> _THE REQUEST_
Set down the full listing exactly as given. Any pictures are to be left out.
· · ·
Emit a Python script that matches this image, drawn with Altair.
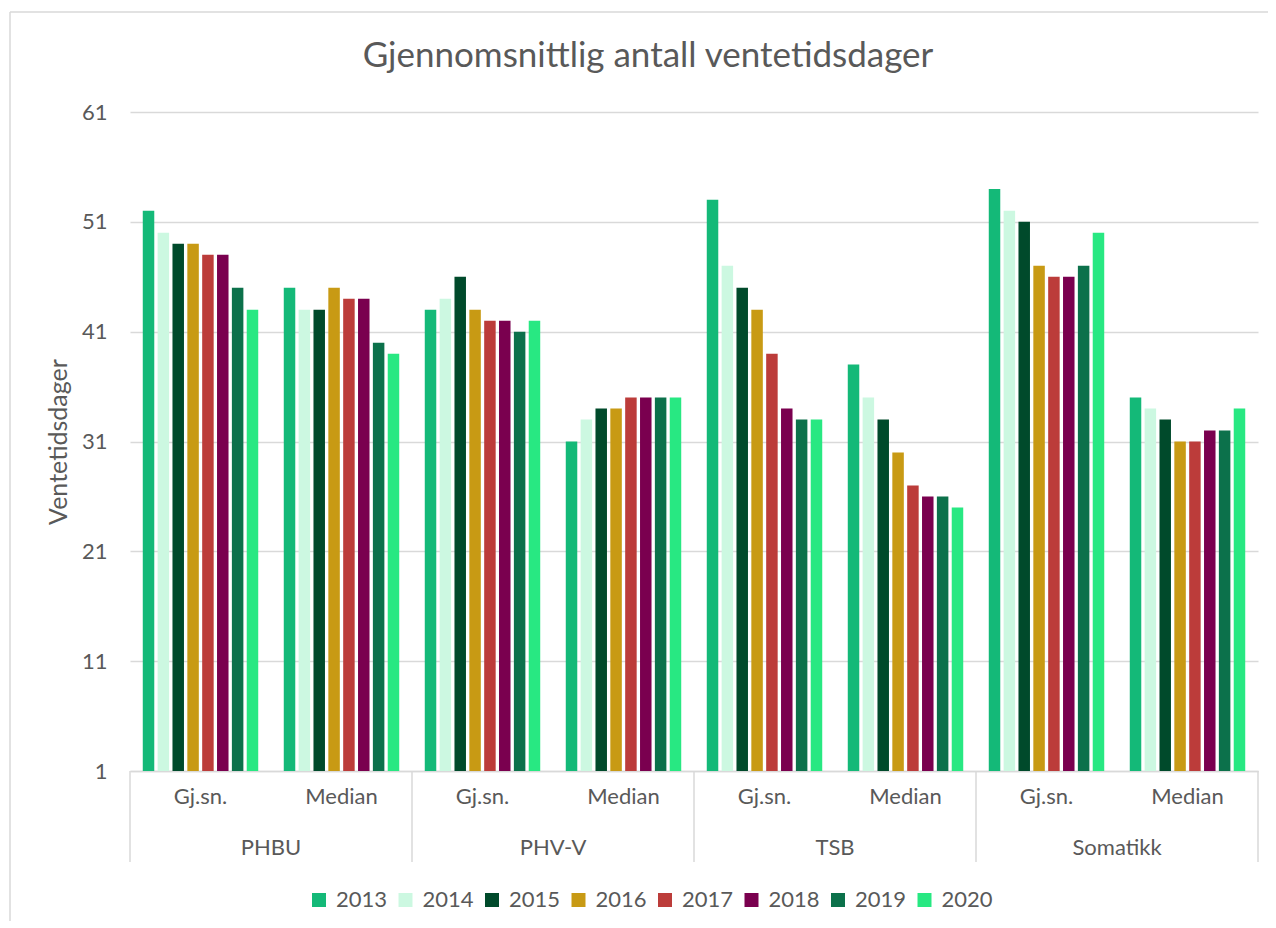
import altair as alt
import pandas as pd

categories = ["PHBU", "PHV-V", "TSB", "Somatikk"]
measures = ["Gj.sn.", "Median"]
years = ["2013", "2014", "2015", "2016", "2017", "2018", "2019", "2020"]

# values per year, in group order: PHBU Gj.sn., PHBU Median, PHV-V Gj.sn., PHV-V Median,
# TSB Gj.sn., TSB Median, Somatikk Gj.sn., Somatikk Median
v2013 = [52, 45, 43, 31, 53, 38, 54, 35]
v2014 = [50, 43, 44, 33, 47, 35, 52, 34]
v2015 = [49, 43, 46, 34, 45, 33, 51, 33]
v2016 = [49, 45, 43, 34, 43, 30, 47, 31]
v2017 = [48, 44, 42, 35, 39, 27, 46, 31]
v2018 = [48, 44, 42, 35, 34, 26, 46, 32]
v2019 = [45, 40, 41, 35, 33, 26, 47, 32]
v2020 = [43, 39, 42, 35, 33, 25, 50, 34]
series = [v2013, v2014, v2015, v2016, v2017, v2018, v2019, v2020]

colors = ["#14B978", "#CCF8E1", "#004A2B", "#C89A14", "#BC3C3A", "#7A004F", "#0C714B", "#28E882"]
y_ticks = [1, 11, 21, 31, 41, 51, 61]

groups = [f"{c}|{m}" for c in categories for m in measures]
rows = []
for yr, vals in zip(years, series):
    for g, v in zip(groups, vals):
        rows.append({"grp": g, "year": yr, "value": v})
df = pd.DataFrame(rows)

W, H = 1128, 659
TXT = "#595959"
GRID = "#D9D9D9"
FONT = "Lato"

xscale = alt.Scale(domain=groups, paddingInner=0, paddingOuter=0)

bars = alt.Chart(df).mark_bar().encode(
    x=alt.X("grp:N", scale=xscale, sort=groups,
            axis=alt.Axis(title=None, labelExpr="split(datum.label, '|')[1]", ticks=False,
                          labelAngle=0, labelFontSize=22, labelColor=TXT, labelFont=FONT,
                          labelPadding=15, domainColor=GRID, domainWidth=1.5, grid=False)),
    xOffset=alt.XOffset("year:N", sort=years,
                        scale=alt.Scale(domain=years, paddingInner=0.226, paddingOuter=0.86)),
    y=alt.Y("value:Q", scale=alt.Scale(domain=[1, 61], zero=False, nice=False),
            axis=alt.Axis(values=y_ticks, title="Ventetidsdager", titleFontSize=25,
                          titleFont=FONT, titleColor=TXT, titleFontWeight="normal",
                          titlePadding=10, labelFontSize=22, labelColor=TXT, labelFont=FONT,
                          labelPadding=23, ticks=False, domain=False,
                          gridColor=GRID, gridWidth=1.5)),
    y2=alt.datum(1),
    color=alt.Color("year:N", sort=years, scale=alt.Scale(domain=years, range=colors),
                    legend=alt.Legend(title=None, orient="none", legendX=178, legendY=777,
                                      direction="horizontal", symbolType="square",
                                      symbolSize=196, symbolStrokeWidth=0,
                                      labelFontSize=22, labelColor=TXT, labelFont=FONT,
                                      columnPadding=6.5, labelOffset=6)),
)

sep_left = pd.DataFrame({"grp": [f"{c}|Gj.sn." for c in categories]})
sep_right = pd.DataFrame({"grp": [f"{categories[-1]}|Median"]})

rules_l = alt.Chart(sep_left).mark_rule(color=GRID, strokeWidth=1.5).encode(
    x=alt.X("grp:N", scale=xscale, bandPosition=0),
    y=alt.value(H), y2=alt.value(H + 91))
rules_r = alt.Chart(sep_right).mark_rule(color=GRID, strokeWidth=1.5).encode(
    x=alt.X("grp:N", scale=xscale, bandPosition=1),
    y=alt.value(H), y2=alt.value(H + 91))

outer = pd.DataFrame({"grp": [f"{c}|Median" for c in categories], "cat": categories})
outer_text = alt.Chart(outer).mark_text(fontSize=22, color=TXT, font=FONT, baseline="middle").encode(
    x=alt.X("grp:N", scale=xscale, bandPosition=0),
    y=alt.value(H + 77),
    text="cat:N")

border = alt.Chart(pd.DataFrame({"a": [0]})).mark_rule(color=GRID, strokeWidth=1.5).encode(
    x=alt.value(-120), y=alt.value(-100), y2=alt.value(H + 160))
border_top = alt.Chart(pd.DataFrame({"a": [0]})).mark_rule(color=GRID, strokeWidth=1.5).encode(
    x=alt.value(-120), x2=alt.value(W + 30), y=alt.value(-100))

chart = alt.layer(bars, rules_l, rules_r, outer_text, border, border_top).properties(
    width=W, height=H,
    background="white",
    title=alt.Title("Gjennomsnittlig antall ventetidsdager", fontSize=35, font=FONT,
                    color=TXT, fontWeight="normal", anchor="middle", frame="group",
                    dx=-46, offset=-63),
    autosize=alt.AutoSizeParams(type="none"),
    padding={"left": 122, "top": 104, "right": 10, "bottom": 150},
).configure_view(strokeWidth=0, stroke="transparent")

chart.save("out.html", embed_options={"renderer": "svg", "actions": False})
· · ·
> _THE COMPLETED TASK_
Emit a Python script that matches this image, drawn with Altair.
import altair as alt
import pandas as pd

categories = ["PHBU", "PHV-V", "TSB", "Somatikk"]
measures = ["Gj.sn.", "Median"]
years = ["2013", "2014", "2015", "2016", "2017", "2018", "2019", "2020"]

# values per year, in group order: PHBU Gj.sn., PHBU Median, PHV-V Gj.sn., PHV-V Median,
# TSB Gj.sn., TSB Median, Somatikk Gj.sn., Somatikk Median
v2013 = [52, 45, 43, 31, 53, 38, 54, 35]
v2014 = [50, 43, 44, 33, 47, 35, 52, 34]
v2015 = [49, 43, 46, 34, 45, 33, 51, 33]
v2016 = [49, 45, 43, 34, 43, 30, 47, 31]
v2017 = [48, 44, 42, 35, 39, 27, 46, 31]
v2018 = [48, 44, 42, 35, 34, 26, 46, 32]
v2019 = [45, 40, 41, 35, 33, 26, 47, 32]
v2020 = [43, 39, 42, 35, 33, 25, 50, 34]
series = [v2013, v2014, v2015, v2016, v2017, v2018, v2019, v2020]

colors = ["#14B978", "#CCF8E1", "#004A2B", "#C89A14", "#BC3C3A", "#7A004F", "#0C714B", "#28E882"]
y_ticks = [1, 11, 21, 31, 41, 51, 61]

groups = [f"{c}|{m}" for c in categories for m in measures]
rows = []
for yr, vals in zip(years, series):
    for g, v in zip(groups, vals):
        rows.append({"grp": g, "year": yr, "value": v})
df = pd.DataFrame(rows)

W, H = 1128, 659
TXT = "#595959"
GRID = "#D9D9D9"
FONT = "Lato"

xscale = alt.Scale(domain=groups, paddingInner=0, paddingOuter=0)

bars = alt.Chart(df).mark_bar().encode(
    x=alt.X("grp:N", scale=xscale, sort=groups,
            axis=alt.Axis(title=None, labelExpr="split(datum.label, '|')[1]", ticks=False,
                          labelAngle=0, labelFontSize=22, labelColor=TXT, labelFont=FONT,
                          labelPadding=15, domainColor=GRID, domainWidth=1.5, grid=False)),
    xOffset=alt.XOffset("year:N", sort=years,
                        scale=alt.Scale(domain=years, paddingInner=0.226, paddingOuter=0.86)),
    y=alt.Y("value:Q", scale=alt.Scale(domain=[1, 61], zero=False, nice=False),
            axis=alt.Axis(values=y_ticks, title="Ventetidsdager", titleFontSize=25,
                          titleFont=FONT, titleColor=TXT, titleFontWeight="normal",
                          titlePadding=10, labelFontSize=22, labelColor=TXT, labelFont=FONT,
                          labelPadding=23, ticks=False, domain=False,
                          gridColor=GRID, gridWidth=1.5)),
    y2=alt.datum(1),
    color=alt.Color("year:N", sort=years, scale=alt.Scale(domain=years, range=colors),
                    legend=alt.Legend(title=None, orient="none", legendX=178, legendY=777,
                                      direction="horizontal", symbolType="square",
                                      symbolSize=196, symbolStrokeWidth=0,
                                      labelFontSize=22, labelColor=TXT, labelFont=FONT,
                                      columnPadding=6.5, labelOffset=6)),
)

sep_left = pd.DataFrame({"grp": [f"{c}|Gj.sn." for c in categories]})
sep_right = pd.DataFrame({"grp": [f"{categories[-1]}|Median"]})

rules_l = alt.Chart(sep_left).mark_rule(color=GRID, strokeWidth=1.5).encode(
    x=alt.X("grp:N", scale=xscale, bandPosition=0),
    y=alt.value(H), y2=alt.value(H + 91))
rules_r = alt.Chart(sep_right).mark_rule(color=GRID, strokeWidth=1.5).encode(
    x=alt.X("grp:N", scale=xscale, bandPosition=1),
    y=alt.value(H), y2=alt.value(H + 91))

outer = pd.DataFrame({"grp": [f"{c}|Median" for c in categories], "cat": categories})
outer_text = alt.Chart(outer).mark_text(fontSize=22, color=TXT, font=FONT, baseline="middle").encode(
    x=alt.X("grp:N", scale=xscale, bandPosition=0),
    y=alt.value(H + 77),
    text="cat:N")

border = alt.Chart(pd.DataFrame({"a": [0]})).mark_rule(color=GRID, strokeWidth=1.5).encode(
    x=alt.value(-120), y=alt.value(-100), y2=alt.value(H + 160))
border_top = alt.Chart(pd.DataFrame({"a": [0]})).mark_rule(color=GRID, strokeWidth=1.5).encode(
    x=alt.value(-120), x2=alt.value(W + 30), y=alt.value(-100))

chart = alt.layer(bars, rules_l, rules_r, outer_text, border, border_top).properties(
    width=W, height=H,
    background="white",
    title=alt.Title("Gjennomsnittlig antall ventetidsdager", fontSize=35, font=FONT,
                    color=TXT, fontWeight="normal", anchor="middle", frame="group",
                    dx=-46, offset=-63),
    autosize=alt.AutoSizeParams(type="none"),
    padding={"left": 122, "top": 104, "right": 10, "bottom": 150},
).configure_view(strokeWidth=0, stroke="transparent")

chart.save("out.html", embed_options={"renderer": "svg", "actions": False})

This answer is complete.